The interface is intentionally difficult, making hesitation, discomfort, and effort integral to the experience, and ultimately positioning leaving the experience as the most meaningful action a someone can take.

I designed an experimental experience that encourages people to slow down and sit with discomfort.

On mobile, the random layouts are preserved through a set of constraints that adapt to smaller screens and enable vertical scrolling. Interface elements remain algorithmically scattered rather than hierarchically ordered, requiring users to actively scroll and search to locate specific content.

The system treats leaving as the most meaningful interaction, hoping that people continue asking themselves questions after the experience.

Each question isolates a single tension, while related questions reappear later with increased pressure, allowing hesitation, self editing, and avoidance to surface over time. Topics are interleaved and the level of discomfort gradually increases, preventing users from settling into a rhythm or understanding where they are in the sequence.

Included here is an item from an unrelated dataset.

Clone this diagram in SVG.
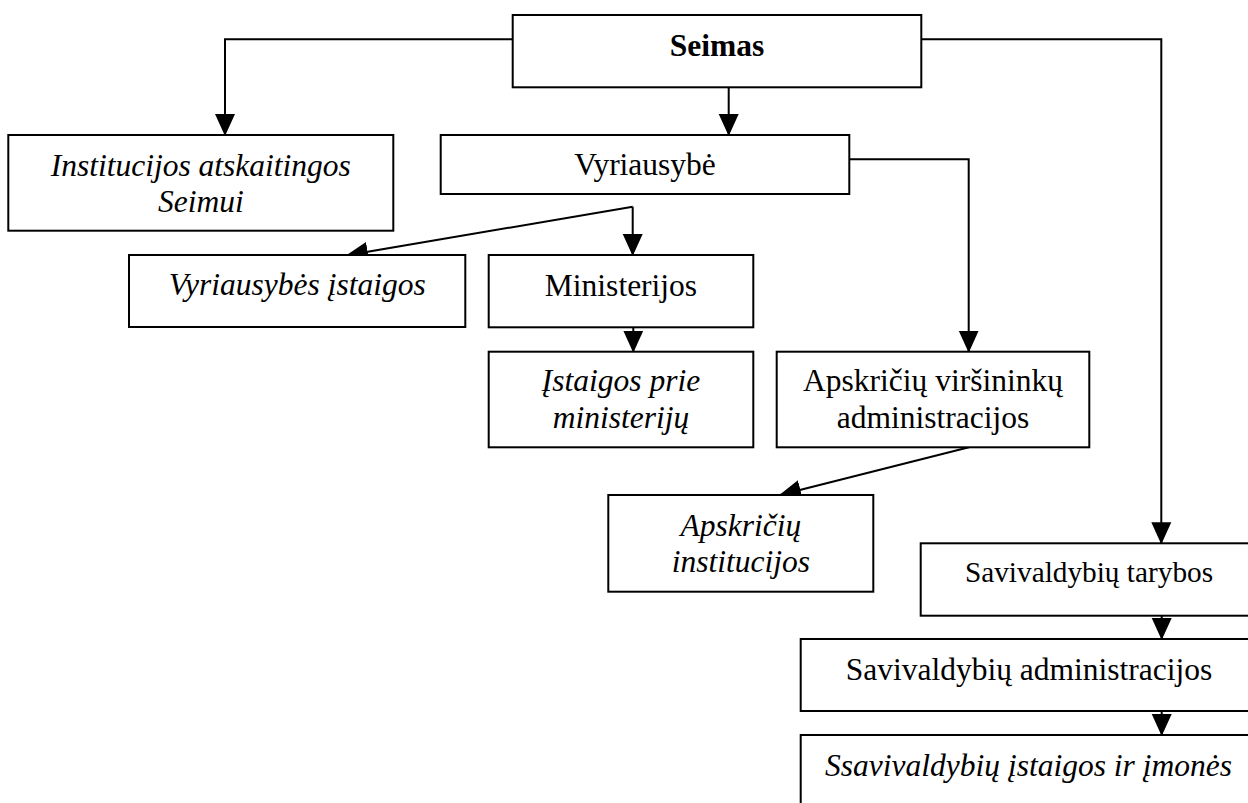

While the experience appears open ended to the user, the system itself is carefully structured, making it possible to observe where individuals choose to stop and to measure how far into discomfort they were willing to go.

Deferred refuses to personalize and instead builds connection through anonymous traces of discomfort: long pauses, deleted pages, and quitting.

Unlike conventional platforms, Deferred has no interest in knowing who the user is in the ways modern systems usually do. It does not collect identities, preferences, or profile-like data to personalize content. The system does not care who they are or what they write. It exists only to make them confront themselves.

This logic carries into the community layer, where the platform shows only what other systems hide: long pauses, deleted pages, and abandoned sessions from anonymous users. Instead of connecting people through success, identity, or status, Deferred connects them through mistakes and friction, making it easier to relate to strangers.